No Taxation Without Representaton

In 1765, the British Parliament passed the Stamp Act, which placed a tax on newspapers, almanacs, cards, legal documents, and other paper documents. Although this was not the first tax that Parliament had put on the American colonists, it was the first tax to affect everyone, not just merchants or other special groups of people. As a result, many people in the colonies were angry. They believed that it was unfair to have Parliament make the Americans pay taxes when they had no say in the decision. Most colonial governments were headed by governors appointed by Britain, rather than people elected by Americans. Many felt that they should not be taxed unless they had a representative in Parliament.
Most members of Parliament were convinced that Britain ought to be able to collect taxes from the colonists.

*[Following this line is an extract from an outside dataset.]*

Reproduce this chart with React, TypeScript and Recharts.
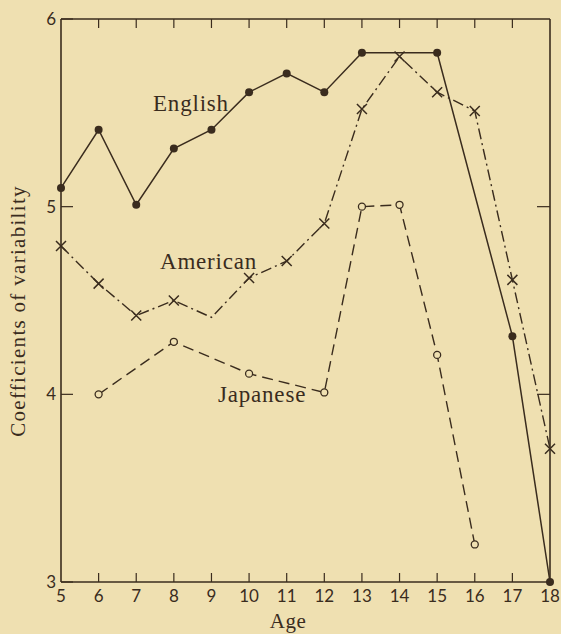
import { LineChart, Line, XAxis, YAxis } from 'recharts';

const ages = [5, 6, 7, 8, 9, 10, 11, 12, 13, 14, 15, 16, 17, 18];
const english = [5.1, 5.41, 5.01, 5.31, 5.41, 5.61, 5.71, 5.61, 5.82, null, 5.82, null, 4.31, 3.0];
const american = [4.79, 4.59, 4.42, 4.5, 4.41, 4.62, 4.71, 4.91, 5.52, 5.8, 5.61, 5.51, 4.61, 3.71];
const japanese = [null, 4.0, null, 4.28, null, 4.11, null, 4.01, 5.0, 5.01, 4.21, 3.2, null, null];
const americanUnmarked = [9];
const yTicks = [3, 4, 5, 6];
const rightTicks = [4, 5];

const rows = ages.map((age, i) => ({
  age,
  english: english[i],
  american: american[i],
  japanese: japanese[i],
}));

const ink = '#3a2c1e';
const paper = '#efe0b1';
const serif = '"Liberation Serif", "Times New Roman", serif';
const digits = 'Lato, "DejaVu Sans", sans-serif';

const BottomTick = (props: any) => {
  const { x, y, payload } = props;
  const edge = payload.value === 5 || payload.value === 18;
  return (
    <g>
      {!edge && <line x1={x} y1={y} x2={x} y2={y - 9} stroke={ink} strokeWidth={1.2} />}
      <text x={x} y={y + 20} textAnchor='middle' fill={ink} fontFamily={digits} fontSize={17}>
        {payload.value}
      </text>
    </g>
  );
};

const TopTick = (props: any) => {
  const { x, y, payload } = props;
  if (payload.value === 5 || payload.value === 18) return <g />;
  return <line x1={x} y1={y} x2={x} y2={y + 9} stroke={ink} strokeWidth={1.2} />;
};

const LeftTick = (props: any) => {
  const { x, y, payload } = props;
  return (
    <g>
      <line x1={x} y1={y} x2={x + 12} y2={y} stroke={ink} strokeWidth={1.2} />
      <text x={x - 5} y={y + 6} textAnchor='end' fill={ink} fontFamily={digits} fontSize={17}>
        {payload.value}
      </text>
    </g>
  );
};

const RightTick = (props: any) => {
  const { x, y, payload } = props;
  if (!rightTicks.includes(payload.value)) return <g />;
  return <line x1={x} y1={y} x2={x - 13} y2={y} stroke={ink} strokeWidth={1.2} />;
};

const FilledDot = (p: any) => {
  if (p.cx == null || p.cy == null || p.payload.english == null) return <g key={p.index} />;
  return <circle key={p.index} cx={p.cx} cy={p.cy} r={4} fill={ink} />;
};

const CrossDot = (p: any) => {
  if (p.cx == null || p.cy == null || americanUnmarked.includes(p.payload.age)) return <g key={p.index} />;
  const s = 5;
  return (
    <path
      key={p.index}
      d={`M${p.cx - s},${p.cy - s}L${p.cx + s},${p.cy + s}M${p.cx - s},${p.cy + s}L${p.cx + s},${p.cy - s}`}
      stroke={ink}
      strokeWidth={1.5}
      fill='none'
    />
  );
};

const OpenDot = (p: any) => {
  if (p.cx == null || p.cy == null || p.payload.japanese == null) return <g key={p.index} />;
  return <circle key={p.index} cx={p.cx} cy={p.cy} r={3.5} fill={paper} stroke={ink} strokeWidth={1.3} />;
};

const labelStyle = {
  position: 'absolute' as const,
  fontFamily: serif,
  fontSize: 23,
  letterSpacing: 0.8,
  lineHeight: 1,
  color: ink,
  whiteSpace: 'nowrap' as const,
};

const App = () => {
  return (
    <div style={{ position: 'fixed', left: 0, top: 0, width: 561, height: 634, background: paper }}>
      <LineChart width={561} height={634} data={rows} margin={{ top: 18, right: 10, bottom: 0, left: 0 }}>
        <XAxis
          dataKey='age'
          type='number'
          domain={[5, 18]}
          ticks={ages}
          height={52}
          tickSize={0}
          tickMargin={0}
          tick={<BottomTick />}
          axisLine={{ stroke: ink, strokeWidth: 1.6 }}
        />
        <XAxis
          xAxisId='top'
          dataKey='age'
          type='number'
          orientation='top'
          domain={[5, 18]}
          ticks={ages}
          height={1}
          tickSize={0}
          tickMargin={0}
          tick={<TopTick />}
          axisLine={{ stroke: ink, strokeWidth: 1.6 }}
        />
        <YAxis
          type='number'
          domain={[3, 6]}
          ticks={yTicks}
          width={61}
          tickSize={0}
          tickMargin={0}
          tick={<LeftTick />}
          axisLine={{ stroke: ink, strokeWidth: 1.6 }}
        />
        <YAxis
          yAxisId='r'
          type='number'
          orientation='right'
          domain={[3, 6]}
          ticks={yTicks}
          width={1}
          tickSize={0}
          tickMargin={0}
          tick={<RightTick />}
          axisLine={{ stroke: ink, strokeWidth: 1.6 }}
        />
        <Line
          xAxisId='top'
          yAxisId='r'
          dataKey='american'
          stroke='none'
          dot={false}
          activeDot={false}
          isAnimationActive={false}
        />
        <Line
          dataKey='japanese'
          stroke={ink}
          strokeWidth={1.4}
          strokeDasharray='11 6'
          connectNulls
          dot={OpenDot}
          isAnimationActive={false}
        />
        <Line
          dataKey='american'
          stroke={ink}
          strokeWidth={1.4}
          strokeDasharray='11 4 2 4'
          connectNulls
          dot={CrossDot}
          isAnimationActive={false}
        />
        <Line
          dataKey='english'
          stroke={ink}
          strokeWidth={1.5}
          connectNulls
          dot={FilledDot}
          isAnimationActive={false}
        />
      </LineChart>
      <div style={{ ...labelStyle, left: 153, top: 92 }}>English</div>
      <div style={{ ...labelStyle, left: 160, top: 250 }}>American</div>
      <div style={{ ...labelStyle, left: 218, top: 383 }}>Japanese</div>
      <div style={{ ...labelStyle, fontSize: 21, letterSpacing: 0.5, left: 288, top: 611, transform: 'translateX(-50%)' }}>
        Age
      </div>
      <div
        style={{
          ...labelStyle,
          fontSize: 21,
          letterSpacing: 1.3,
          left: 18,
          top: 311,
          transform: 'translate(-50%, -50%) rotate(-90deg)',
        }}
      >
        Coefficients of variability
      </div>
    </div>
  );
};

export default App;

Thus, they did not bother with the colonists complaints. This made the American protesters even angrier. Groups like the Sons of Liberty started to organize demonstrations against unfair British policies. People like Patrick Henry in Virginia and Samuel Adams in Massachusetts spoke out against British taxes. The Americans who didn't like Britain's taxes started using this slogan: "no taxation without representation."
In 1765, delegates from nine out of the thirteen colonies met in New York City at the Stamp Act Congress. On October 19, 1765, they signed a resolution which stated that it was their right to have "no taxes imposed on them ... [except] with their own consent, given personally or by their representatives." In reply to all the colonial demonstrations, the British Parliament got rid of the Stamp Act, but passed a law called the Declaratory Act, which stated that Parliament had "full power and authority to make laws and statutes ... in all cases whatsoever," including taxation. The argument over this issue was one of the major causes of the Revolutionary War.